▸ Task details: Write out the material exactly, without any of its pictures.

▸ Dataset content:
┌────────

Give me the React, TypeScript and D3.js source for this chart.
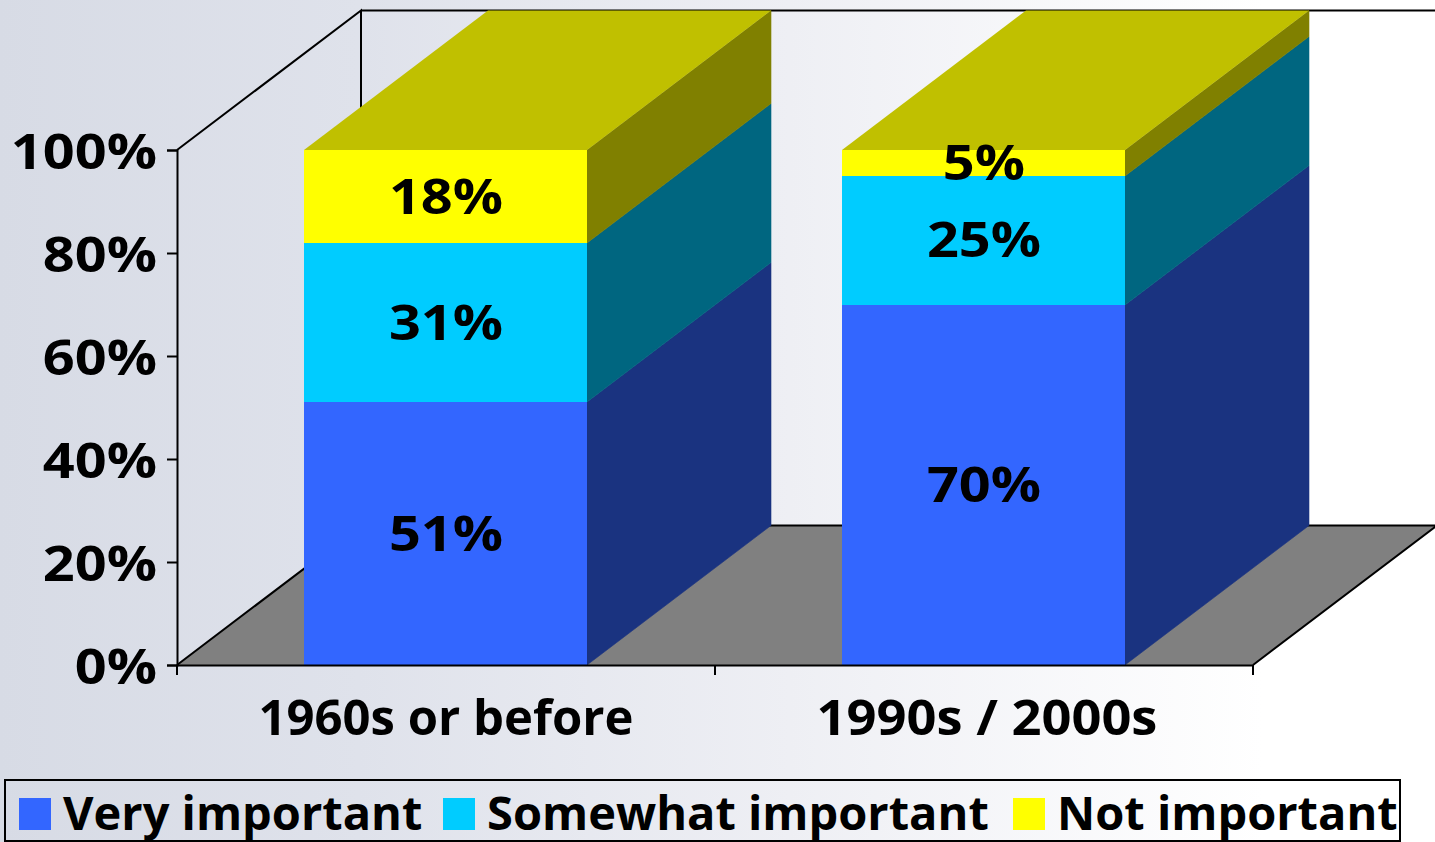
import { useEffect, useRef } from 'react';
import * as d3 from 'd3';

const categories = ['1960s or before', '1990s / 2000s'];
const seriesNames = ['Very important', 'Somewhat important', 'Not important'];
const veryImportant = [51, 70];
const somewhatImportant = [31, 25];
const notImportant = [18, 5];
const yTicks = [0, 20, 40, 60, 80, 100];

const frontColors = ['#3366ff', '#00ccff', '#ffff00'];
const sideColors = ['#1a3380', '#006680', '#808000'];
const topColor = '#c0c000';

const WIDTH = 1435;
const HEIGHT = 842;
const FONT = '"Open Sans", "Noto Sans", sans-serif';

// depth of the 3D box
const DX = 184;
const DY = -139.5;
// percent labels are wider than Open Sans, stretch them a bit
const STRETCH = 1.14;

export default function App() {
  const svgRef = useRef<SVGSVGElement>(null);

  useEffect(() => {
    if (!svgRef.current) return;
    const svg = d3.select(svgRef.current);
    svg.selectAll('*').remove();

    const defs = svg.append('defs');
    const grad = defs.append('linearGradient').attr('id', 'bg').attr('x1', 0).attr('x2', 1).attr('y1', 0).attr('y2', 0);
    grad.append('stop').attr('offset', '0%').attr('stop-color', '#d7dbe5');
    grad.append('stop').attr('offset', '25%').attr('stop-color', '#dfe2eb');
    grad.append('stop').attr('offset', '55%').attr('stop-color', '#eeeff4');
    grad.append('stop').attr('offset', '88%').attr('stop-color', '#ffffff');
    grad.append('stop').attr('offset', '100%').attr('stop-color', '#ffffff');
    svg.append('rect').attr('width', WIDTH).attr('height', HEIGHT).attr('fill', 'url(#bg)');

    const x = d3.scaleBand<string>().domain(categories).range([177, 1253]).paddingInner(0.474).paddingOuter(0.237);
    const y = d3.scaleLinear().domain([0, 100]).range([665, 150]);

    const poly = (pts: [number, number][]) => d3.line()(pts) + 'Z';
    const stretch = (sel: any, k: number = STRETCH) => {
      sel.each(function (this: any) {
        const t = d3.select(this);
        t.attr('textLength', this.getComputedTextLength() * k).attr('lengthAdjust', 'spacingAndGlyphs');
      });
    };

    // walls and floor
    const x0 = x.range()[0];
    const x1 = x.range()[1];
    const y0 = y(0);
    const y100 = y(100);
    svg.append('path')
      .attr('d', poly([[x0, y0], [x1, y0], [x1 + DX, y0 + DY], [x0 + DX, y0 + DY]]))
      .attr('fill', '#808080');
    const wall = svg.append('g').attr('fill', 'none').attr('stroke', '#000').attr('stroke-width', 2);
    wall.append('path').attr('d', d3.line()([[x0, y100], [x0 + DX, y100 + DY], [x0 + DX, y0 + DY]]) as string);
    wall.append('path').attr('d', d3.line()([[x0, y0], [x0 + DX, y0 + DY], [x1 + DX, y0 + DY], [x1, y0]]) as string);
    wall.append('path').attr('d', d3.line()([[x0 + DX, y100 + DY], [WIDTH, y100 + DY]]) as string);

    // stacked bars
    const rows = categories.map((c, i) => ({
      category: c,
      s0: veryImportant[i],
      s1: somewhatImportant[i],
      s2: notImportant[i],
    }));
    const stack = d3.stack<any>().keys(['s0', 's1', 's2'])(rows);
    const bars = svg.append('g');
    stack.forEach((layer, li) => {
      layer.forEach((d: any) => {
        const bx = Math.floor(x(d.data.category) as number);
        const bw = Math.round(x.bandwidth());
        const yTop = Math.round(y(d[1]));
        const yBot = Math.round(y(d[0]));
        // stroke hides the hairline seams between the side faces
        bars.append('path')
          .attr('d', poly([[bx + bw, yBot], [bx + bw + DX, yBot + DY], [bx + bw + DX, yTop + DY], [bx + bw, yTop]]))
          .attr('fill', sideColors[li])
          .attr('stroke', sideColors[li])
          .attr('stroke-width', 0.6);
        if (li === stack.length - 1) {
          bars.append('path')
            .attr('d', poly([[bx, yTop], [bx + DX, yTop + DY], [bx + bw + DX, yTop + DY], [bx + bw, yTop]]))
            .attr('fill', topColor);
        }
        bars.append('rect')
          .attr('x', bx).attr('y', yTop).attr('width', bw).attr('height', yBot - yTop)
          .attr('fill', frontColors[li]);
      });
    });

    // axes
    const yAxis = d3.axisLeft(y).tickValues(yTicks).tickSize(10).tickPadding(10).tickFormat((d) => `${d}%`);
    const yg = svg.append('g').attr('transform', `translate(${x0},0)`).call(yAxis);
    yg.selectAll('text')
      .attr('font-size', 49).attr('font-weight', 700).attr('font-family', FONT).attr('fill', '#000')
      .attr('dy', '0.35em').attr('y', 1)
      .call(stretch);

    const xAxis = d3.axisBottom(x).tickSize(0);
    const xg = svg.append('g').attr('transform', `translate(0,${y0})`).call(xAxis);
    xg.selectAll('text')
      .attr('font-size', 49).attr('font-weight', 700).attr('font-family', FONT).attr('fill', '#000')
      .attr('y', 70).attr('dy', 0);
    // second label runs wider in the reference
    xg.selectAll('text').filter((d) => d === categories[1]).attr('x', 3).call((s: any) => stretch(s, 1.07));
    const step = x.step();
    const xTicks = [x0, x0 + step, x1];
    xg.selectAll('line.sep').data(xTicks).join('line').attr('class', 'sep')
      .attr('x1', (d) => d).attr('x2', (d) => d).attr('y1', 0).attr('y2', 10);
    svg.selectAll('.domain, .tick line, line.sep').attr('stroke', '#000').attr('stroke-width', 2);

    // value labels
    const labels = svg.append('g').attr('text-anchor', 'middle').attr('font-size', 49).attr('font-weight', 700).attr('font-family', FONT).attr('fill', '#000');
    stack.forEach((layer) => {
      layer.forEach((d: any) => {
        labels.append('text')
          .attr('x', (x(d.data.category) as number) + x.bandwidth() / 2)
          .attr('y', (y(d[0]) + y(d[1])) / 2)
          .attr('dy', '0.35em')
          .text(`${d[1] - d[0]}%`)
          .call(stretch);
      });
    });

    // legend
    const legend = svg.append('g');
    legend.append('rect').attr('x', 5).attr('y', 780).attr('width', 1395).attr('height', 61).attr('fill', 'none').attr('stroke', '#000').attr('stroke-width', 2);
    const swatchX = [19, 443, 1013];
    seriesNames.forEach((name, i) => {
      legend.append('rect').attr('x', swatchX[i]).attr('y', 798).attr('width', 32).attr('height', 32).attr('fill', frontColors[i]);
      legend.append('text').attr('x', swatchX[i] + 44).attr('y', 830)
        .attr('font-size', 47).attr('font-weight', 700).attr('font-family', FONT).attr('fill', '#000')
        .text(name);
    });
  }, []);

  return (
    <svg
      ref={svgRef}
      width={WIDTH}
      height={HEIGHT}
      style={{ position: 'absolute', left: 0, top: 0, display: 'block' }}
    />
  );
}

└────────

▸ Task response:
Give me the React, TypeScript and D3.js source for this chart.
import { useEffect, useRef } from 'react';
import * as d3 from 'd3';

const categories = ['1960s or before', '1990s / 2000s'];
const seriesNames = ['Very important', 'Somewhat important', 'Not important'];
const veryImportant = [51, 70];
const somewhatImportant = [31, 25];
const notImportant = [18, 5];
const yTicks = [0, 20, 40, 60, 80, 100];

const frontColors = ['#3366ff', '#00ccff', '#ffff00'];
const sideColors = ['#1a3380', '#006680', '#808000'];
const topColor = '#c0c000';

const WIDTH = 1435;
const HEIGHT = 842;
const FONT = '"Open Sans", "Noto Sans", sans-serif';

// depth of the 3D box
const DX = 184;
const DY = -139.5;
// percent labels are wider than Open Sans, stretch them a bit
const STRETCH = 1.14;

export default function App() {
  const svgRef = useRef<SVGSVGElement>(null);

  useEffect(() => {
    if (!svgRef.current) return;
    const svg = d3.select(svgRef.current);
    svg.selectAll('*').remove();

    const defs = svg.append('defs');
    const grad = defs.append('linearGradient').attr('id', 'bg').attr('x1', 0).attr('x2', 1).attr('y1', 0).attr('y2', 0);
    grad.append('stop').attr('offset', '0%').attr('stop-color', '#d7dbe5');
    grad.append('stop').attr('offset', '25%').attr('stop-color', '#dfe2eb');
    grad.append('stop').attr('offset', '55%').attr('stop-color', '#eeeff4');
    grad.append('stop').attr('offset', '88%').attr('stop-color', '#ffffff');
    grad.append('stop').attr('offset', '100%').attr('stop-color', '#ffffff');
    svg.append('rect').attr('width', WIDTH).attr('height', HEIGHT).attr('fill', 'url(#bg)');

    const x = d3.scaleBand<string>().domain(categories).range([177, 1253]).paddingInner(0.474).paddingOuter(0.237);
    const y = d3.scaleLinear().domain([0, 100]).range([665, 150]);

    const poly = (pts: [number, number][]) => d3.line()(pts) + 'Z';
    const stretch = (sel: any, k: number = STRETCH) => {
      sel.each(function (this: any) {
        const t = d3.select(this);
        t.attr('textLength', this.getComputedTextLength() * k).attr('lengthAdjust', 'spacingAndGlyphs');
      });
    };

    // walls and floor
    const x0 = x.range()[0];
    const x1 = x.range()[1];
    const y0 = y(0);
    const y100 = y(100);
    svg.append('path')
      .attr('d', poly([[x0, y0], [x1, y0], [x1 + DX, y0 + DY], [x0 + DX, y0 + DY]]))
      .attr('fill', '#808080');
    const wall = svg.append('g').attr('fill', 'none').attr('stroke', '#000').attr('stroke-width', 2);
    wall.append('path').attr('d', d3.line()([[x0, y100], [x0 + DX, y100 + DY], [x0 + DX, y0 + DY]]) as string);
    wall.append('path').attr('d', d3.line()([[x0, y0], [x0 + DX, y0 + DY], [x1 + DX, y0 + DY], [x1, y0]]) as string);
    wall.append('path').attr('d', d3.line()([[x0 + DX, y100 + DY], [WIDTH, y100 + DY]]) as string);

    // stacked bars
    const rows = categories.map((c, i) => ({
      category: c,
      s0: veryImportant[i],
      s1: somewhatImportant[i],
      s2: notImportant[i],
    }));
    const stack = d3.stack<any>().keys(['s0', 's1', 's2'])(rows);
    const bars = svg.append('g');
    stack.forEach((layer, li) => {
      layer.forEach((d: any) => {
        const bx = Math.floor(x(d.data.category) as number);
        const bw = Math.round(x.bandwidth());
        const yTop = Math.round(y(d[1]));
        const yBot = Math.round(y(d[0]));
        // stroke hides the hairline seams between the side faces
        bars.append('path')
          .attr('d', poly([[bx + bw, yBot], [bx + bw + DX, yBot + DY], [bx + bw + DX, yTop + DY], [bx + bw, yTop]]))
          .attr('fill', sideColors[li])
          .attr('stroke', sideColors[li])
          .attr('stroke-width', 0.6);
        if (li === stack.length - 1) {
          bars.append('path')
            .attr('d', poly([[bx, yTop], [bx + DX, yTop + DY], [bx + bw + DX, yTop + DY], [bx + bw, yTop]]))
            .attr('fill', topColor);
        }
        bars.append('rect')
          .attr('x', bx).attr('y', yTop).attr('width', bw).attr('height', yBot - yTop)
          .attr('fill', frontColors[li]);
      });
    });

    // axes
    const yAxis = d3.axisLeft(y).tickValues(yTicks).tickSize(10).tickPadding(10).tickFormat((d) => `${d}%`);
    const yg = svg.append('g').attr('transform', `translate(${x0},0)`).call(yAxis);
    yg.selectAll('text')
      .attr('font-size', 49).attr('font-weight', 700).attr('font-family', FONT).attr('fill', '#000')
      .attr('dy', '0.35em').attr('y', 1)
      .call(stretch);

    const xAxis = d3.axisBottom(x).tickSize(0);
    const xg = svg.append('g').attr('transform', `translate(0,${y0})`).call(xAxis);
    xg.selectAll('text')
      .attr('font-size', 49).attr('font-weight', 700).attr('font-family', FONT).attr('fill', '#000')
      .attr('y', 70).attr('dy', 0);
    // second label runs wider in the reference
    xg.selectAll('text').filter((d) => d === categories[1]).attr('x', 3).call((s: any) => stretch(s, 1.07));
    const step = x.step();
    const xTicks = [x0, x0 + step, x1];
    xg.selectAll('line.sep').data(xTicks).join('line').attr('class', 'sep')
      .attr('x1', (d) => d).attr('x2', (d) => d).attr('y1', 0).attr('y2', 10);
    svg.selectAll('.domain, .tick line, line.sep').attr('stroke', '#000').attr('stroke-width', 2);

    // value labels
    const labels = svg.append('g').attr('text-anchor', 'middle').attr('font-size', 49).attr('font-weight', 700).attr('font-family', FONT).attr('fill', '#000');
    stack.forEach((layer) => {
      layer.forEach((d: any) => {
        labels.append('text')
          .attr('x', (x(d.data.category) as number) + x.bandwidth() / 2)
          .attr('y', (y(d[0]) + y(d[1])) / 2)
          .attr('dy', '0.35em')
          .text(`${d[1] - d[0]}%`)
          .call(stretch);
      });
    });

    // legend
    const legend = svg.append('g');
    legend.append('rect').attr('x', 5).attr('y', 780).attr('width', 1395).attr('height', 61).attr('fill', 'none').attr('stroke', '#000').attr('stroke-width', 2);
    const swatchX = [19, 443, 1013];
    seriesNames.forEach((name, i) => {
      legend.append('rect').attr('x', swatchX[i]).attr('y', 798).attr('width', 32).attr('height', 32).attr('fill', frontColors[i]);
      legend.append('text').attr('x', swatchX[i] + 44).attr('y', 830)
        .attr('font-size', 47).attr('font-weight', 700).attr('font-family', FONT).attr('fill', '#000')
        .text(name);
    });
  }, []);

  return (
    <svg
      ref={svgRef}
      width={WIDTH}
      height={HEIGHT}
      style={{ position: 'absolute', left: 0, top: 0, display: 'block' }}
    />
  );
}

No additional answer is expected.